Last week I encountered a number of photographs in various mainstream journalistic slideshows of the Terra Livre (Free Earth) indigenous camp meeting that took place in Brasilia and where thousands of Indians from numerous Brazilian tribes congregated to demand government attention to indigenous issues. Most of these photographs, shot in middle distance and at oblique angles that put them on display for the viewer, featured Indians dressed in colorful tribal costumes, applying or displaying body paint, playing instruments and performing traditional dances, and the like. Not a single caption mentioned a single indigenous issue nor could I find I newspaper article anywhere that described or discussed the event. There to be seen, there evidently wasn’t anything worth reporting on—or at least writing about.
In order to understand this somewhat odd situation we might take account of one photograph that actually stands out from the rest for its apparent critical and ironic appeal.
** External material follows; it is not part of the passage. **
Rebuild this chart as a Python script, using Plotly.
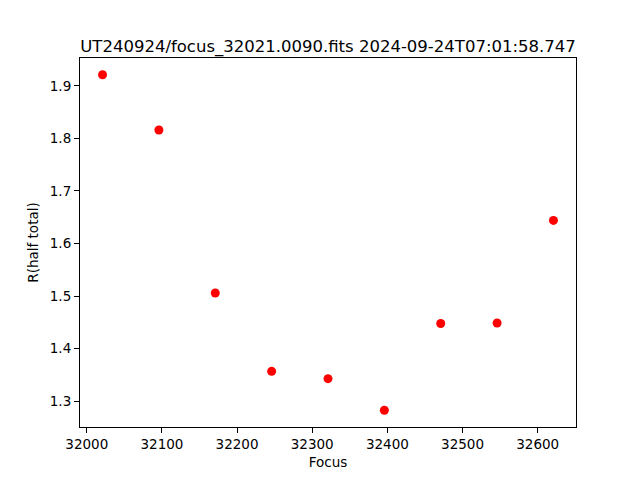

It is a fairly tight close-up of Cacique Raony Kayapo, a member of the once nomadic Kayapo tribe that now lives in the Brazilian rainforests, as he downs a can of Coca-Cola before attending a protest march at the Terra Livre indigenous camp.
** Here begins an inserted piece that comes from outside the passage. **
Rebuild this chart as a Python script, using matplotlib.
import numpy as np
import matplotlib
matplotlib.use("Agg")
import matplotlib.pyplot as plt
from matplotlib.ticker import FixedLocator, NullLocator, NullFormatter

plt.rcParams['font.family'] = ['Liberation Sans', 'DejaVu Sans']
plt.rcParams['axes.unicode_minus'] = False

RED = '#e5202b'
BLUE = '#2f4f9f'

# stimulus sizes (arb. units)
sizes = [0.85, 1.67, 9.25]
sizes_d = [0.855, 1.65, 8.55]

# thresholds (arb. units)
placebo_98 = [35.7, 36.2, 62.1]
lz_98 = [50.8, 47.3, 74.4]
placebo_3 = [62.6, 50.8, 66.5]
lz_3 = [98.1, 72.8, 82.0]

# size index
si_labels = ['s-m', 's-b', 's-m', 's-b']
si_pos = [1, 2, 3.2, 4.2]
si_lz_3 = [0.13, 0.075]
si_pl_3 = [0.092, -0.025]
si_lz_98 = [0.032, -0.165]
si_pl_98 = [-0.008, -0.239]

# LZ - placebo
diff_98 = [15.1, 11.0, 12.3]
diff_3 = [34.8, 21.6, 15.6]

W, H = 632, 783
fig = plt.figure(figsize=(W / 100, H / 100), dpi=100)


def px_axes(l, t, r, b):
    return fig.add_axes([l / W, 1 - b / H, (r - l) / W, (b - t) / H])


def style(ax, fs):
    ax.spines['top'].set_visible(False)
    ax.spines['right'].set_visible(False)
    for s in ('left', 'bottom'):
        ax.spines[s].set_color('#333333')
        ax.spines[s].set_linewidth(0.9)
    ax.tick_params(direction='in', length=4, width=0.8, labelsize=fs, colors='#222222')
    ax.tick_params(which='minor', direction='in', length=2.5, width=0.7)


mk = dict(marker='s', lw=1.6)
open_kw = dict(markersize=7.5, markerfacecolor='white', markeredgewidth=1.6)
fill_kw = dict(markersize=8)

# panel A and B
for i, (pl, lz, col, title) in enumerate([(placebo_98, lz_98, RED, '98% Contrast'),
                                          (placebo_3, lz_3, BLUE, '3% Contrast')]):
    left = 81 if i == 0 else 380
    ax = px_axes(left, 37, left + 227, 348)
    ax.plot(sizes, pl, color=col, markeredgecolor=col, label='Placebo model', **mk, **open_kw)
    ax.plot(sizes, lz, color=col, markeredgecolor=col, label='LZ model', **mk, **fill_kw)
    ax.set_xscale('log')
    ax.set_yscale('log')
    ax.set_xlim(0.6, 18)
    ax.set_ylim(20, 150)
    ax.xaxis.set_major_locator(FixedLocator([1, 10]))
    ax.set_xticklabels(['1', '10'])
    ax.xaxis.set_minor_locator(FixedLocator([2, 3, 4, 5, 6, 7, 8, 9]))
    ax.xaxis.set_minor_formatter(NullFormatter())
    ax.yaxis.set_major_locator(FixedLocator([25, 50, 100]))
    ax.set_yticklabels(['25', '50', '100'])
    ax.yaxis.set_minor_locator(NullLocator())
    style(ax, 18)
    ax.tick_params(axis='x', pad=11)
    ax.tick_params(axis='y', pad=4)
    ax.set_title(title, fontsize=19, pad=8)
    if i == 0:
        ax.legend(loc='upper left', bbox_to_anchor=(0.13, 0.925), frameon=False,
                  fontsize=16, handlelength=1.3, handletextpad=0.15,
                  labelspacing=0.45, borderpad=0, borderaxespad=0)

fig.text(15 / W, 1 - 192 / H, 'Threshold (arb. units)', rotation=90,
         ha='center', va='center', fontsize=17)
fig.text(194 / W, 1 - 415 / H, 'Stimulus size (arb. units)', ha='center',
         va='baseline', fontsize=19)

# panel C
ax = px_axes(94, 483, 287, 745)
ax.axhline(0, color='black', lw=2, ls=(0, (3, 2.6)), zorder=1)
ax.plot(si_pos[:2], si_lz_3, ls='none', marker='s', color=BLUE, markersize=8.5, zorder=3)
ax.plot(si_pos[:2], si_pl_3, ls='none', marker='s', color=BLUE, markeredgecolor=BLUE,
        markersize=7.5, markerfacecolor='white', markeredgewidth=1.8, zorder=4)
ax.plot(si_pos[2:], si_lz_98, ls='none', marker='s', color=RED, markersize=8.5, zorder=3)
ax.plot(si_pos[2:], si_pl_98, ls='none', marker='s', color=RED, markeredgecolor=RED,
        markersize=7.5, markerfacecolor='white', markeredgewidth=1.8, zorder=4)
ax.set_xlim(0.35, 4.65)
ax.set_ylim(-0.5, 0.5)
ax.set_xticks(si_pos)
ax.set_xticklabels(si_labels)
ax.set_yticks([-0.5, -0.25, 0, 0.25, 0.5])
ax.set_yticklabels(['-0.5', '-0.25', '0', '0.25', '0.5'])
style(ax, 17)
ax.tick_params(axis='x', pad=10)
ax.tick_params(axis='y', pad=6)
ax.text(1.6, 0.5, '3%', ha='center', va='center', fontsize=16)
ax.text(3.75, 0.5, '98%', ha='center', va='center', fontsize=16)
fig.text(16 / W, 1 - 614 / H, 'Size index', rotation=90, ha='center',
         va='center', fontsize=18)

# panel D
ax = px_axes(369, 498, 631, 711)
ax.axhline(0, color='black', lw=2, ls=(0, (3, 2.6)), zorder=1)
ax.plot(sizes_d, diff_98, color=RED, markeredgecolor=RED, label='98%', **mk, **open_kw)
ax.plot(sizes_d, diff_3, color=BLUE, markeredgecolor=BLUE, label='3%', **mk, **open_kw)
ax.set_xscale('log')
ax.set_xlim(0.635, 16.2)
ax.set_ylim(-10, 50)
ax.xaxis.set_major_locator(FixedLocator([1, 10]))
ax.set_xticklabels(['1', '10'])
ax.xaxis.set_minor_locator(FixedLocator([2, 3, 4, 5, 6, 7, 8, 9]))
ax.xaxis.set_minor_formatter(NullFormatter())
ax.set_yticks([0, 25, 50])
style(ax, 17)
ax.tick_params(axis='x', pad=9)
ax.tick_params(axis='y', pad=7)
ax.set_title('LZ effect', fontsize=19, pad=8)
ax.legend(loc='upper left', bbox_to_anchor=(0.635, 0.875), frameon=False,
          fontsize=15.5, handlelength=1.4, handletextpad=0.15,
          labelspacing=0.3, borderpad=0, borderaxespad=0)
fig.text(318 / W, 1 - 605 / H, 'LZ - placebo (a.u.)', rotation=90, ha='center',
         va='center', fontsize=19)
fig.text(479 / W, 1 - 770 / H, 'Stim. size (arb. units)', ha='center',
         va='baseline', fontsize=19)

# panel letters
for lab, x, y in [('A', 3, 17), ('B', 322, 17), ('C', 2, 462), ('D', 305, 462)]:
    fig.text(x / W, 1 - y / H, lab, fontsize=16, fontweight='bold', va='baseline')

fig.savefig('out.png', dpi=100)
The photograph could be an ad for Coca Cola—and indeed, I would not be surprised if I were to see it on a billboard in the near future. Or it could be a critique of western, cultural imperialism (think “The Gods Must Be Crazy”), though that seems less likely if only because the tight close-up and low angle invite the viewer to identify with the scene. But there is another point to be made. For the image also performs—or perhaps neutralizes—the ideological problem at the heart of the tension between traditional society and modern globalization. Indigenous groups like the Kayapo recognize the need to protest against modern concerns that threaten their very survival, such as the building of dams and the polluting of rivers caused by growing gold mining projects, but at the same time they have become “addicted” to the sweet allures of modern society—whether nutritionally empty soft drinks or the technological wonders produced by late capitalism such as satellite television. And as long as one has to have a swig of Coke before standing up to the lords of globalization it seems that the battle is over before it ever begins.
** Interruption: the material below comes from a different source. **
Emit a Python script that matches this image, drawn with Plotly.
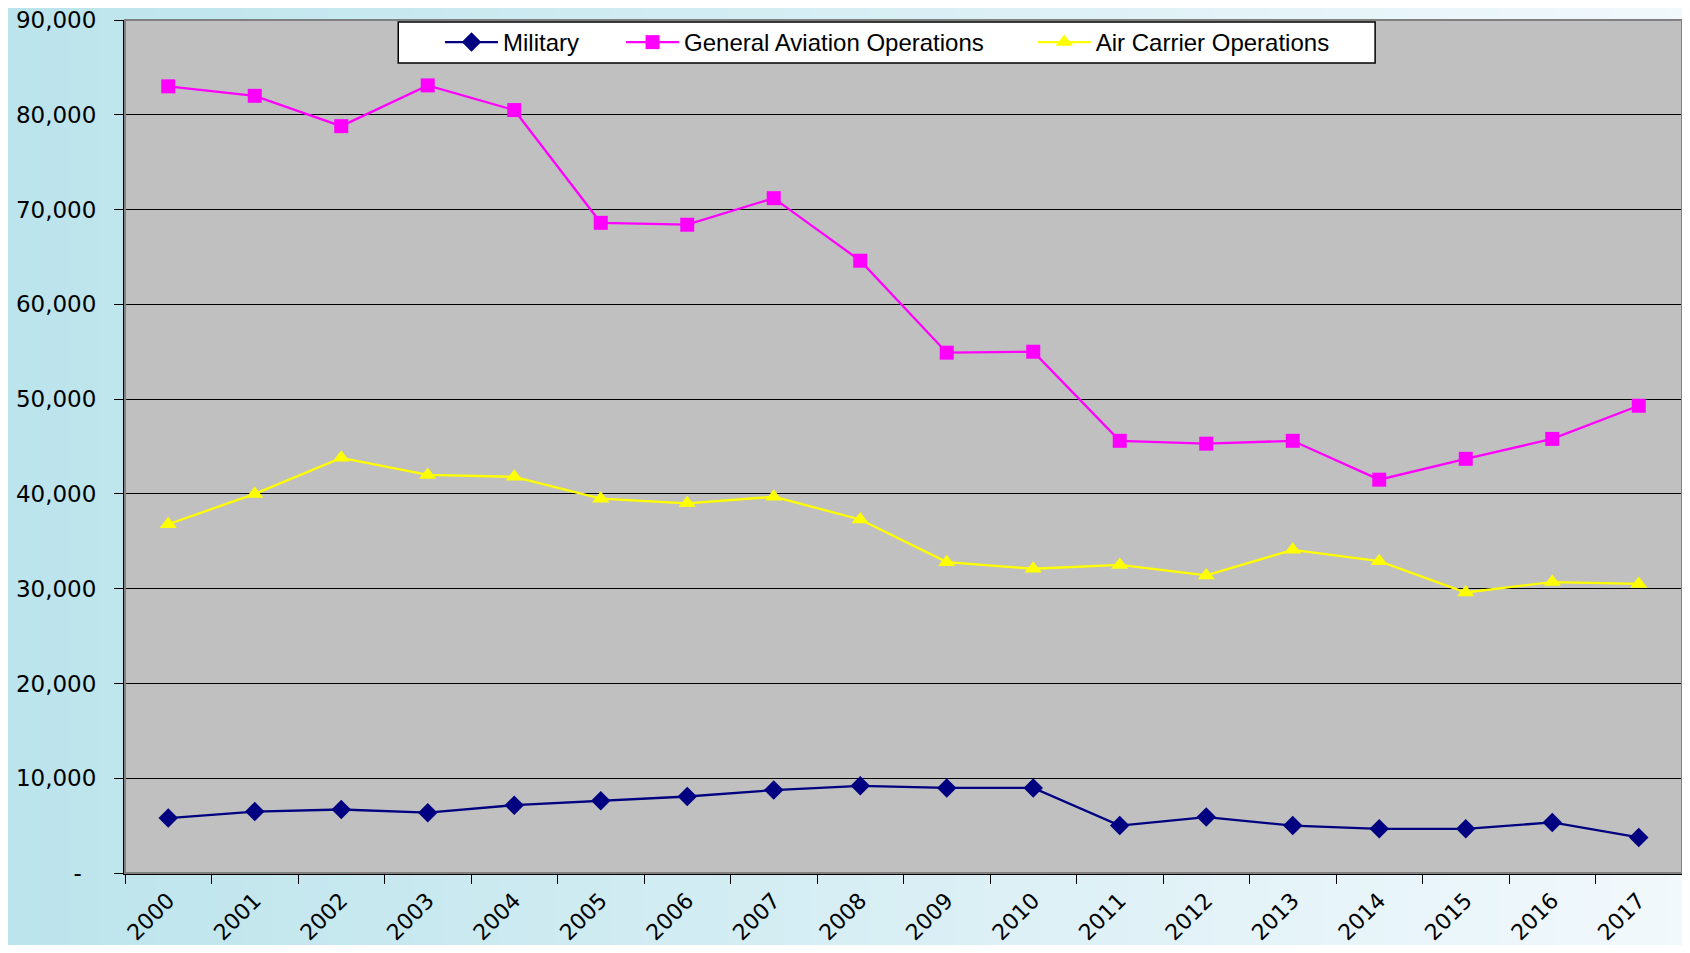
import plotly.graph_objects as go

years = [str(y) for y in range(2000, 2018)]
military = [5800, 6480, 6700, 6360, 7160, 7610, 8070, 8750, 9200, 8980, 8980,
            5000, 5900, 5000, 4660, 4660, 5340, 3750]
general_aviation = [83000, 82000, 78800, 83100, 80500, 68600, 68400, 71200, 64600,
                    54900, 55000, 45600, 45300, 45600, 41500, 43700, 45800, 49300]
air_carrier = [36800, 40000, 43800, 42000, 41800, 39500, 39000, 39700, 37300,
               32800, 32100, 32500, 31400, 34100, 32900, 29600, 30700, 30500]
y_tickvals = [0, 10000, 20000, 30000, 40000, 50000, 60000, 70000, 80000, 90000]
y_ticktext = ["-\u00a0\u00a0", "10,000", "20,000", "30,000", "40,000", "50,000", "60,000",
              "70,000", "80,000", "90,000"]

fig = go.Figure()
fig.add_trace(go.Scatter(x=years, y=military, name="Military", mode="lines+markers",
                         line=dict(color="#000080", width=2.3),
                         marker=dict(symbol="diamond", size=15, color="#000080"),
                         legend="legend"))
fig.add_trace(go.Scatter(x=years, y=general_aviation, name="General Aviation Operations",
                         mode="lines+markers", line=dict(color="#FF00FF", width=2.3),
                         marker=dict(symbol="square", size=14, color="#FF00FF"),
                         legend="legend2"))
fig.add_trace(go.Scatter(x=years, y=air_carrier, name="Air Carrier Operations",
                         mode="lines+markers", line=dict(color="#FFFF00", width=2.3),
                         marker=dict(symbol="triangle-up", size=15, color="#FFFF00"),
                         legend="legend3"))

# background gradient stripes
shapes = []
n = 60
x0p, x1p = -0.09, 1.01
for i in range(n):
    t = i / (n - 1)
    r = int(188 + (242 - 188) * t)
    g = int(228 + (249 - 228) * t)
    b = int(236 + (253 - 236) * t)
    shapes.append(dict(type="rect", xref="paper", yref="paper",
                       x0=x0p + (x1p - x0p) * i / n, x1=x0p + (x1p - x0p) * (i + 1) / n + 0.001,
                       y0=-0.2, y1=1.05, fillcolor=f"rgb({r},{g},{b})",
                       line=dict(width=0), layer="below"))
# plot area background
shapes.append(dict(type="rect", xref="paper", yref="paper", x0=0, x1=1, y0=0, y1=1,
                   fillcolor="#C0C0C0", line=dict(width=0), layer="below"))
# plot frame
shapes.append(dict(type="rect", xref="paper", yref="paper", x0=0, x1=1, y0=0, y1=1,
                   line=dict(color="#808080", width=2), layer="above"))
# legend box
shapes.append(dict(type="rect", xref="paper", yref="paper", x0=0.1755, x1=0.8029,
                   y0=0.9496, y1=0.9977, fillcolor="white",
                   line=dict(color="black", width=1.5), layer="above"))

legend_common = dict(orientation="h", y=0.9736, xanchor="left", yanchor="middle",
                     bgcolor="rgba(0,0,0,0)", borderwidth=0,
                     font=dict(family="Liberation Sans, Arial", size=24, color="black"),
                     itemwidth=53)

fig.update_layout(
    width=1674, height=937,
    margin=dict(l=117, r=0, t=11.5, b=72),
    paper_bgcolor="#c6e8ef",
    plot_bgcolor="#C0C0C0",
    shapes=shapes,
    showlegend=True,
    legend=dict(x=0.2023, **legend_common),
    legend2=dict(x=0.3186, **legend_common),
    legend3=dict(x=0.583, **legend_common),
    xaxis=dict(type="category", range=[-0.5, 17.5], tickson="boundaries", ticks="outside",
               ticklen=9, tickcolor="black", showline=True, linecolor="black", linewidth=2,
               showgrid=False, tickangle=-45, automargin=False, ticklabelstandoff=4,
               tickfont=dict(family="DejaVu Sans", size=22, color="black")),
    yaxis=dict(range=[0, 90000], tickvals=y_tickvals, ticktext=y_ticktext,
               ticks="outside", ticklen=9, tickcolor="black", showline=True,
               linecolor="black", linewidth=2, showgrid=True, gridcolor="black",
               gridwidth=1, zeroline=False, automargin=False, ticklabelstandoff=13,
               ticklabeloverflow="allow",
               tickfont=dict(family="DejaVu Sans", size=23, color="black")),
)

fig.write_html("out.html")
Appearances aside, then, publications of the photograph (and it showed on a number of mainstream journalistic slideshows) function less as an act of visual irony and more as prima facie evidence in support of the globalization thesis itself. No articles accompany the image (or any of the images of the Terre Livre indigenous camp published by the mainstream media) because they aren’t necessary to make the point: whatever “local” issues vex the Kaypao and threaten their ecology, what matters is that they have embraced the economic symbols of western globalization. Seeing is believing. What more need be said?